Taylor is one of the people to whom Faye dedicated “Ethnic Apocalypse,” as is Sam Dickson, a former Klan attorney. In his foreword, Taylor says he is honored to have the book dedicated to him, adding, “I also rejoice in his having jointly dedicated the book to my comrade Sam Dickson,” who Taylor writes “has faithfully and courageously fought the forces that would transform the West.”

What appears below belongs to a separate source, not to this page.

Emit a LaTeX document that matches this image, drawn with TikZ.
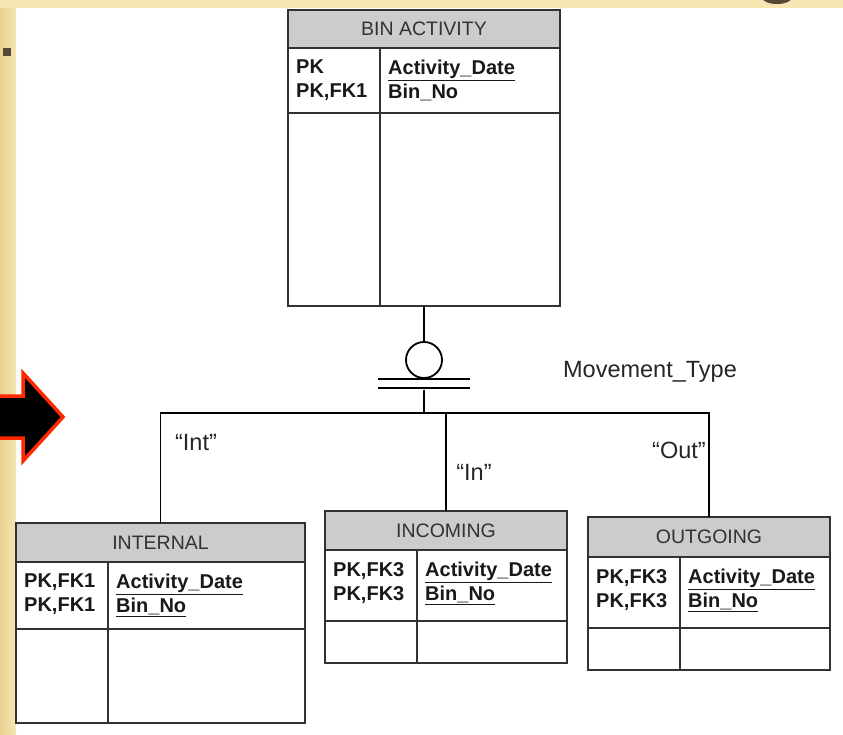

During the 2016 presidential race, Taylor recorded a robocall backing Trump before the Iowa caucuses and told a fellow white nationalist radio host that he was “hugely encouraged” by the growth of white nationalism. “The most visible manifestation of this is the support for Donald Trump,” Taylor added. “Donald Trump is an opportunity for ordinary Americans to say they are fed up. And one of the big things they’re fed up about is the racial changes going on in the United States and they think Donald Trump might actually do something about it.”
In May 2016, Taylor predicted that if Trump were elected he would hire people “at all sorts of levels in his administration” who “think the way we do.” At the time Taylor said Trump was saying the kind of things he’d been saying for years, but couldn’t be ignored the way the media ignores Taylor:
And when people start thinking in those terms, Well, wait a minute, are Muslims really of any use to the United States? Then the next step, of course, is to say, Well, are there any other groups that are of no use to the United States? What do, oh, Guatemalans, for example, bring to our country? What do Somalis bring to our country? What do Haitians bring to America? Do we really need 30,000,000 Mexicans living in this country? When you start thinking in terms of group differences, then the camel’s nose is under the tent. That opens the door to all kinds, all kinds of anti-orthodox, subversive thinking. And so Donald Trump has played a huge role in breaking down the gates of orthodoxy and making it possible to raise these questions in a way that they’ve never been raised, at a level at which they’ve never been raised ever before.
When you consider the administration’s actions and Trump’s own words, it’s hard not to think that Taylor had a point about the president.